When I get hot-headed, I try to channel his calm. I used to have a shirt that said, “Be the person Mr. Rogers always knew you could be.”
He was groundbreaking in speaking to children respectfully on such a large scale. But he wasn’t the first to recognize that children deserve the same respect adults do.
The Montessori Philosophy
That honor goes to Maria Montessori. She was an Italian trailblazer — one of the first women in Italy to become a doctor. When she was assigned to create a school in a Roman slum so the landlord wouldn’t be frustrated by unsupervised children while their parents worked, she had the courage to think outside the box. She observed the children, keeping what worked and abandoning what didn’t — regardless of tradition.

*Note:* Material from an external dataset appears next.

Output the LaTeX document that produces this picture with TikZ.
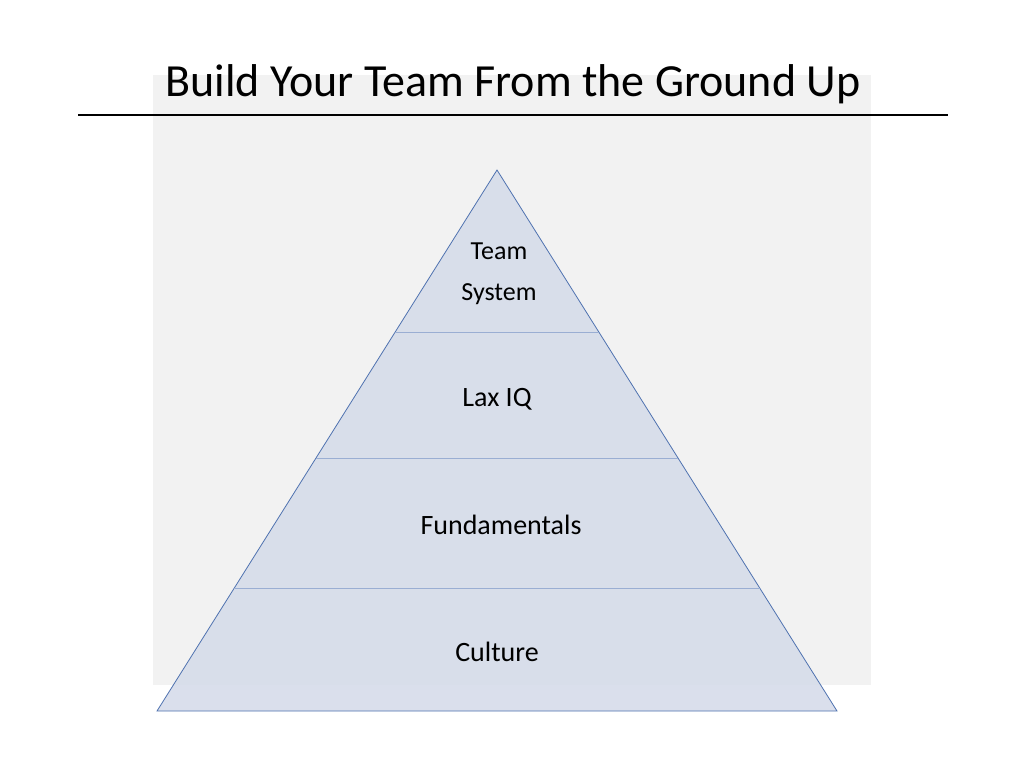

Ultimately, she concluded that we had always expected children to adapt to an adult environment, when instead, adults should adapt their environment to fit the needs of children. Fun fact: she was the first to create child-sized tables and chairs. When asked how she created the Montessori philosophy, she said, “I did not invent the method. I have simply given the children a chance to show me what they can do, and they have done it.”
When I was studying at Truman State, the focus was on traditional public school. We touched on other philosophies, including Montessori, but it was never the focus. It wasn’t until Julia was born that I really began exploring it. I loved its emphasis on independence, peace, and the importance of the environment. As I learned more, I realized I was already practicing much of it — and it felt incredibly natural to me. My husband once complained, “Our house looks like a preschool.” My response? “Good. That’s the point.”
I enrolled Julia in a Montessori preschool when she was two, and we both felt right at home. My orderly toddler experienced freedom within limits, and I continued to grow as a Montessori parent.
At the time, I worked at a nonprofit that helped resettle refugees and immigrants, managing all programs involving children from birth through 18. It was my dream job — until it wasn’t. That’s when the director of Julia’s school offered me a position there. I jumped at the chance.
Over the past seven years, I’ve been an assistant teacher, head teacher, manager, and now director. I love the school as if it were my own. I love sharing Montessori with others, and I adore our families and students — some of whom we’ve known for most of their young lives. Every year at our alumni event, I can’t help but weep for the first half hour as former students return taller, brighter, and more mature, yet still holding us in their hearts enough to come back.
So much has shaped how I parent and how I teach. But these topics above are the big jewels in the treasure chest. I can’t wait to share more, to help others define and refine their parenting style, and to offer tried-and-true ideas for raising independent, confident people.